Sürecin kitlemizi motive edecek ve aktif katılımını sağlayabilecek yöntemleri içermesinin gerektiği ifade edildi.

HDP’nin seçimlerdeki etkin rolünün egemenler tarafından çevrelenip düşürülme çabası tüm olanaklarıyla terörize etme ve etkisizleştirme konsepti geçerliliğini korumaktadır. Gayri hukuki olarak anayasa mahkemesinin HDP’nin hazine yardımı hesabına bloke konulması kararı ile yılın ilk hamlesini yaptı.

Faşist Sinan Ateş cinayetiyle ortaya çıkan iktidar kampında sorunların benzer yöntemlerle devrimci, demokrat, yurtseverlere yansıması olabileceği ifade edildi. Deniz Poyraz’ın öldürülmesinde, Paris’teki saldırıda ezilenlere saldırının genel konsepti ve mevcut durumun nelere evrilebileceğini tekrar tekrar hatırlatmaktadır.
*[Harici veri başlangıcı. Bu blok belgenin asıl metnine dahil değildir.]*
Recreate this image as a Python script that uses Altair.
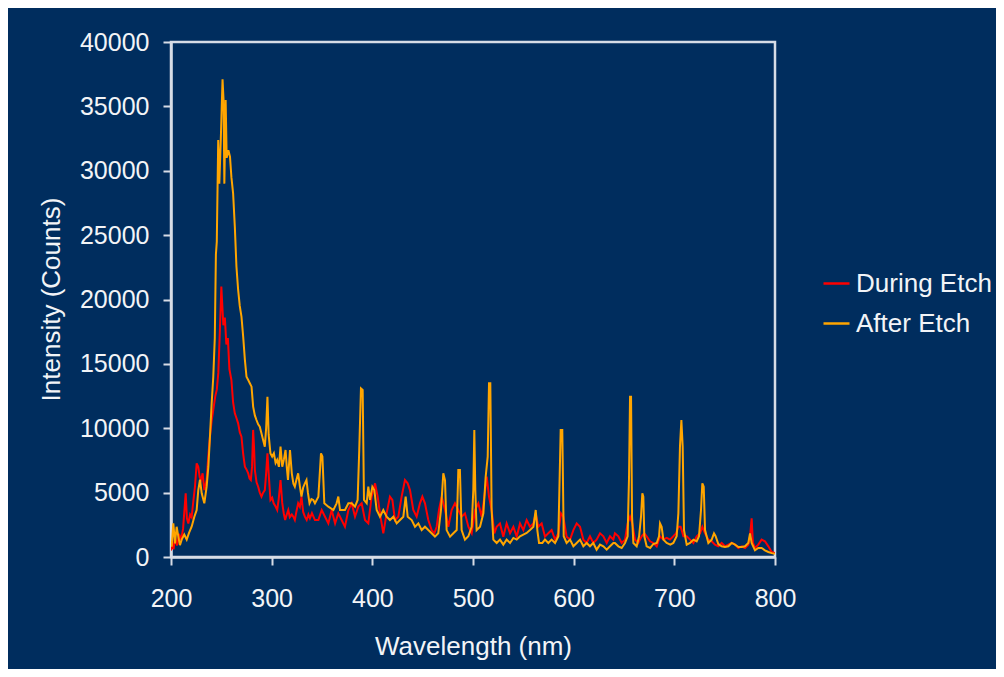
import altair as alt
import pandas as pd

# ---- data ----
series_names = ["During Etch", "After Etch"]
series_colors = ["#FF0000", "#FFA500"]

wl_during = [200, 201, 202.5, 204, 206, 208, 210, 212, 213.5, 214.6, 215.8, 217.2, 219, 220.5, 222, 223.8,
             225.5, 227.1, 228.5, 229.8, 231.4, 233.1, 235.4, 237, 238.7, 240.4, 242, 244, 245.5, 247, 248.5,
             250, 251, 252, 253.5, 255, 256.5, 258, 260, 261.7, 263.4, 265, 266.7, 268.3, 270, 271.7, 273.4,
             275, 276.7, 278, 279.3, 280.5, 281.6, 282.5, 283.3, 285, 286.6, 288.2, 289.9, 291.5, 293.2, 294.5,
             295.8, 297, 298.8, 300.5, 302, 304, 305.5, 307, 308.8, 310.5, 312, 313.4, 315, 316.5, 318, 320,
             321.5, 323, 324.5, 326.3, 328, 329.6, 331.3, 333, 334.8, 336.5, 338, 340, 341.5, 343, 346.4,
             349.7, 353, 356.3, 359.6, 363, 366.2, 369.5, 372.8, 376.2, 379.5, 382.8, 386.1, 389.4, 392.7,
             396, 399.3, 402.7, 405.3, 407.6, 410.9, 414.2, 417.5, 419.9, 422.5, 425.8, 429.1, 432.4, 435.1,
             437.4, 440.7, 444, 447.3, 449.7, 452.3, 455.6, 458.9, 461.6, 463.9, 466.2, 468.9, 472.2, 475.5,
             478.8, 482.1, 485.4, 488.7, 492, 495.4, 498.7, 502, 505.3, 508.6, 511.3, 513.6, 515.9, 518.5,
             521.2, 523.5, 526.8, 530.1, 533.4, 536.8, 540.1, 543.4, 546.7, 550, 553.3, 556.6, 560, 562.3,
             564.9, 568.2, 571.5, 574.8, 578.1, 581.5, 584.8, 587.4, 589.7, 593, 596.4, 599.7, 603, 606.3,
             609.6, 612.9, 616.2, 619.5, 622.8, 626.2, 629.5, 632.8, 636.1, 639.4, 641, 644.4, 647.7, 651,
             653.6, 656, 658.3, 660.9, 664.2, 667.5, 670.2, 672.5, 675.8, 679.1, 682.5, 685.8, 689.1, 692.4,
             695.7, 699, 701.7, 704, 706.3, 709, 712.3, 715.6, 718.9, 722.2, 725.5, 727.8, 730.5, 733.8,
             737.1, 740.4, 743.7, 747, 750.3, 753.7, 757, 760.3, 763.6, 766.9, 770.2, 773.5, 775.2, 776.8,
             778.1, 780.1, 783.4, 786.7, 790, 793.4, 796.7, 800]
int_during = [500, 1200, 600, 1500, 900, 1800, 1300, 2200, 3800, 4950, 3000, 2600, 3300, 3100, 4200, 5460,
              7275, 7000, 6200, 5980, 6500, 5200, 5980, 7800, 9350, 10600, 11420, 12500, 13000, 14300, 17500,
              21000, 19500, 18000, 18600, 16500, 17000, 14600, 13750, 12000, 11160, 10800, 10380, 9700, 9350,
              8000, 7015, 6800, 6500, 6100, 5980, 7000, 9870, 8500, 6756, 5800, 5460, 5000, 4690, 5000, 5200,
              6500, 8050, 6500, 4430, 4600, 4170, 3900, 3650, 4500, 5980, 4200, 3400, 2870, 3300, 3650, 3100,
              3300, 3130, 2870, 3500, 4170, 3900, 4690, 3500, 3130, 2870, 3300, 3000, 3400, 3130, 2870, 2870,
              3650, 3130, 2610, 3650, 2610, 3390, 2870, 2350, 3650, 4170, 3130, 3910, 4170, 2870, 2610, 4690,
              5720, 4690, 3390, 1840, 3390, 4690, 4430, 2870, 3130, 4690, 5980, 5720, 5200, 3650, 3130, 4170,
              4690, 4170, 2870, 2090, 1840, 2350, 3650, 4690, 3650, 2350, 3650, 4170, 3650, 3130, 3390, 2350,
              1840, 3650, 4170, 3130, 4690, 6240, 4690, 3650, 1840, 2350, 2610, 1580, 2610, 1840, 2350, 1580,
              2610, 2090, 2870, 2350, 2610, 3390, 2350, 2610, 1580, 1840, 2090, 1350, 1840, 3390, 3130, 1580,
              1350, 2090, 2610, 2350, 1350, 1090, 1610, 1090, 1350, 1840, 1610, 1090, 1610, 1350, 1840, 1610,
              1090, 1350, 2610, 3130, 2610, 1350, 1090, 1610, 1840, 1610, 1220, 1090, 830, 1610, 1350, 1480,
              1350, 1610, 1840, 2350, 2350, 1610, 1610, 1350, 1090, 1610, 1840, 2350, 1840, 1350, 1220, 960,
              830, 1090, 830, 960, 1090, 960, 700, 830, 700, 960, 1610, 3000, 1090, 700, 960, 1350, 1220, 830,
              390, 300]

wl_after = [200.7, 202.3, 204, 205.6, 207.3, 208.9, 210.6, 213.2, 215.6, 217.9, 220.5, 223.2, 225.5, 227.1,
            228.8, 230.5, 233.1, 235.4, 237.1, 238.7, 240.4, 242, 243.5, 244.6, 245.5, 246.9, 248, 249.5,
            251.2, 252.2, 253, 254.3, 255.3, 257, 258.6, 260, 261.7, 263.4, 265, 266.7, 268.3, 270, 271.7,
            273.4, 275, 276.7, 278.3, 280, 281.6, 283.3, 284.9, 286.6, 288.2, 289.9, 291.5, 293.2, 294.5,
            295.8, 297, 298.8, 300.5, 302.2, 303.9, 305.5, 307.2, 308.8, 310.5, 312.2, 313.8, 315, 316.2,
            318.2, 320, 321.6, 323, 324.6, 326.3, 328, 329.6, 331.3, 333, 334.6, 336, 337.6, 339.5, 341.3,
            343, 346.4, 349, 350.4, 352.3, 356.3, 361.3, 364.5, 366.2, 367.9, 372.8, 376.2, 379.5, 382.8,
            385.4, 387, 388.7, 390.4, 391.7, 394.4, 396, 397.7, 400, 402, 404.3, 407.6, 410.9, 414.2, 417.5,
            420.9, 424.2, 427.5, 430.8, 433.1, 435.1, 439.1, 442.4, 445.7, 449, 452.3, 455.6, 458.9, 462.2,
            465.5, 468.2, 470.5, 472.2, 473.8, 477.2, 480.5, 483.8, 485.4, 487, 488.7, 492, 495.4, 498.7,
            500.3, 501.3, 502.3, 503.6, 507, 510.3, 512.6, 514.6, 515.9, 517.2, 518.5, 520.2, 523.5, 526.8,
            530.1, 533.4, 536.8, 540.1, 543.4, 546.7, 550, 553.3, 556.6, 560, 562.3, 563.9, 565.6, 568.9,
            571.5, 574.8, 578.1, 581.5, 584.8, 587.1, 588.7, 590.1, 593, 596.4, 599.7, 603, 606.3, 609.6,
            612.9, 616.2, 619.5, 622.8, 626.2, 629.5, 632.8, 636.1, 639.4, 641, 644.4, 647.7, 651, 653.6,
            655, 656, 657, 658, 659.3, 662.6, 665, 666.9, 668.2, 669.2, 670.2, 672.5, 676, 679.1, 682.5,
            684.8, 685.8, 687.4, 689.1, 692.4, 696, 699, 702.3, 704, 705.6, 707, 708.3, 709.6, 712.3, 715.6,
            719, 722.2, 724.5, 726.5, 727.8, 729.2, 730.5, 733.8, 737.1, 739.4, 741, 743.7, 747, 750.3,
            753.7, 757, 760.3, 763.6, 766.9, 770.2, 773.5, 775.2, 776.8, 780.1, 783.4, 786.7, 790, 793.4,
            796.7, 800]
int_after = [800, 2610, 1060, 2350, 1580, 920, 1350, 1740, 1350, 1870, 2350, 3130, 3650, 5200, 6000, 4950,
             4170, 5460, 7015, 9350, 11940, 14000, 17000, 23500, 24500, 32390, 29000, 32500, 37100, 35500,
             29000, 35500, 31000, 31600, 31090, 29500, 28250, 25660, 22560, 20740, 19500, 18670, 17120, 15310,
             14000, 13750, 13500, 13230, 11680, 11000, 10640, 10300, 10120, 9600, 9090, 8570, 10000, 12450,
             9500, 8050, 7800, 8050, 7300, 7540, 7000, 8570, 7015, 7600, 8310, 7000, 5980, 8310, 6500, 5700,
             5460, 6000, 6500, 5500, 4690, 5400, 5720, 5980, 5000, 4170, 4500, 4430, 4170, 4690, 8050, 7800,
             4170, 3910, 3650, 4170, 4690, 3650, 3650, 4170, 4170, 3910, 4430, 8310, 13100, 12980, 4430, 4170,
             5460, 4430, 5460, 5200, 3650, 3130, 3650, 3130, 2870, 3130, 2610, 2870, 3130, 4690, 3130, 2870,
             2350, 2610, 2100, 2350, 2100, 1840, 1580, 1840, 3650, 6500, 5950, 2090, 1580, 1840, 2090, 6760,
             6760, 2090, 1350, 1610, 2350, 5200, 9870, 5200, 2090, 2350, 3390, 6240, 7800, 13490, 13490, 3650,
             1350, 1090, 1350, 960, 1350, 1090, 1480, 1350, 1610, 1740, 1870, 2090, 2350, 3650, 2090, 1090,
             1090, 1350, 1090, 1350, 1090, 1610, 9870, 9870, 1610, 1090, 1350, 830, 1090, 1350, 830, 1090, 830,
             1090, 570, 960, 830, 570, 830, 1090, 1090, 830, 700, 1090, 1610, 6240, 12450, 12450, 3130, 1090,
             830, 1610, 3130, 4950, 4690, 1610, 830, 700, 1010, 1090, 1610, 2610, 2350, 1350, 1090, 960, 1090,
             1610, 3390, 8570, 10640, 8570, 2090, 960, 1090, 1350, 1220, 1610, 3650, 5720, 5460, 2090, 1090,
             1350, 1840, 1610, 1010, 830, 780, 830, 1090, 960, 780, 780, 830, 1090, 1840, 1090, 520, 700, 700,
             520, 390, 300, 250]

x_ticks = [200, 300, 400, 500, 600, 700, 800]
y_ticks = [0, 5000, 10000, 15000, 20000, 25000, 30000, 35000, 40000]

# ---- table ----
df = pd.concat([
    pd.DataFrame({"wl": wl_during, "val": int_during, "series": series_names[0], "order": 0}),
    pd.DataFrame({"wl": wl_after, "val": int_after, "series": series_names[1], "order": 1}),
], ignore_index=True)

BG = "#002D5E"
FG = "#F2F4F7"
FRAME = "#D6DCE6"
FONT = "Liberation Sans"

chart = alt.Chart(df).mark_line(strokeWidth=2, clip=True).encode(
    x=alt.X("wl:Q",
            scale=alt.Scale(domain=[200, 800], nice=False, zero=False),
            axis=alt.Axis(values=x_ticks, title="Wavelength (nm)", format="d",
                          grid=False, tickSize=8, labelPadding=33, labelBaseline="middle",
                          labelFlush=False, labelOverlap=False,
                          titleY=89, titleBaseline="middle")),
    y=alt.Y("val:Q",
            scale=alt.Scale(domain=[0, 40000], nice=False),
            axis=alt.Axis(values=y_ticks, title="Intensity (Counts)", format="d",
                          grid=False, tickSize=8, labelPadding=14, labelFlush=False,
                          labelOverlap=False,
                          titleX=-120, titleY=257, titleAngle=-90, titleBaseline="middle",
                          titleAlign="center")),
    color=alt.Color("series:N",
                    scale=alt.Scale(domain=series_names, range=series_colors),
                    legend=alt.Legend(title=None, orient="none", legendX=651, legendY=227,
                                      symbolType="stroke", symbolSize=676, symbolStrokeWidth=2.5,
                                      rowPadding=12, labelOffset=5, padding=0,
                                      labelFontSize=26, labelColor=FG, labelFont=FONT)),
    order=alt.Order("order:Q"),
    detail="series:N",
).properties(
    width=604, height=515,
    padding={"left": 163, "top": 34, "right": 221, "bottom": 112},
    autosize=alt.AutoSizeParams(type="none"),
    background=BG,
).configure_view(
    stroke=FRAME, strokeWidth=2.5, fill=BG,
).configure_axis(
    domainColor=FRAME, domainWidth=2.5, tickColor=FRAME, tickWidth=2,
    labelColor=FG, labelFont=FONT, labelFontSize=25,
    titleColor=FG, titleFont=FONT, titleFontSize=26, titleFontWeight="normal",
)

chart.save("out.html", embed_options={"renderer": "svg", "actions": False})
Egemen hangi klik  iktidar olursa olsun ezilenlere saldırmak dışında hiç bir yol haritasının olmadığının üzerinde durularak çıkmazlarını aşmanın yöntemi olarak saldırıya başvurması güncelliğini korumaktadır. Gelen sürecin bir çok olanak yaratma durumu ile birlikte tehlikelerde yarattığı göz önünde bulundurularak her türlü ihtimale hazırlıklı olmanın gerektiği konuşuldu.

Tartışma, sürecin daha ayrıntılı değerlendirmesi ve genel ve bölgesel planların çıkarılması için etkinliklerin sıklaştırılması gerektiği ifade edilerek sonlandırıldı.